PLC-Based Fuzzy Logic Controller for Flow Rate Control In Water Pipelines

Abstract

Soft Computing is a form of computing that is based on data or information that is not or less accurate (imperfect), or that contains uncertainty. The data generated by the sensor is one example of physical quantity information that is less accurate or always contains uncertainty. Therefore, data processing based on soft computing for sensor measurement results is the right choice, which is able to handle the uncertainties in order to produce information, conclusions or decisions that are relatively accurate. In this research study, one type of soft computing, that is fuzzy logic, was applied to design a flow-rate controller. It was expected that by implementing fuzzy logic in the controller, it can handle inaccurate flowmeter sensor readings, therefore a reliable controller can be designed even it uses a low-cost inaccurate flowmeter. Fuzzy logic in this controller uses 2 fuzzy sets, namely error and change of error. Each fuzzy set has 5 membership functions, namely large negative (NB), negative medium (NM), zero (ZO), positive medium (PM) and large positive (PB). This fuzzy system is implemented in a personal computer (PC) that functions as the center of controller that retrieves data from the OLE for Process Control (OPC) server, while the data is actually taken from PLC that is directly connected to the plant. The PC communicates with the PLC using ethernet communication.
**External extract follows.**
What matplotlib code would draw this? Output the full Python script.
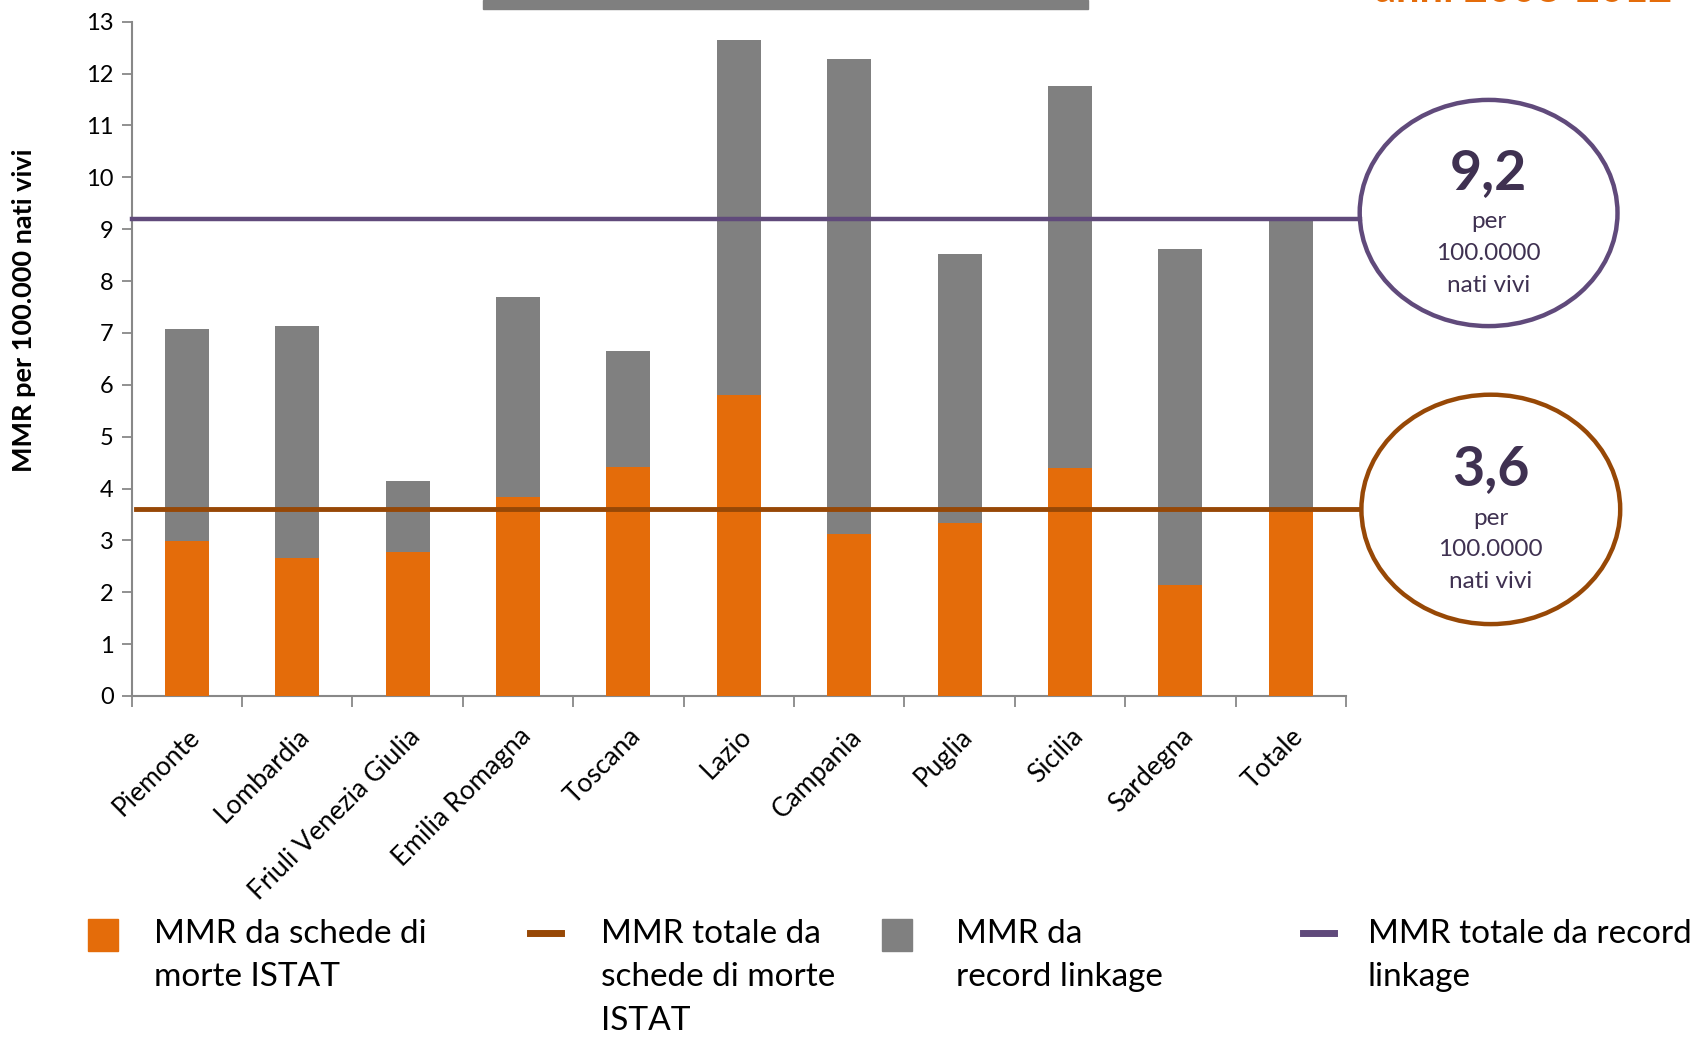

PC is involved in this design because of the limitations of PLC that cannot be programmed using common programming languages, such as MATLAB. The developed fuzzy logic-based controller is operated on a lab-scale prototype plant, and the analysis of performance is verified experimentally, and monitored using MATLAB SIMULINK. Based on the experimental results it can be concluded that the fuzzy logic-based controller is better than the conventional PID controller. The results show that the fuzzy logic controller is faster to reach steady-state which is 24.42 seconds without overshoot and has a lower root-mean-square error (rmse) of 0.69 compared to the PID controller which is 48.6 seconds with an overshoot of 16.2% and has RMSE about 3.58.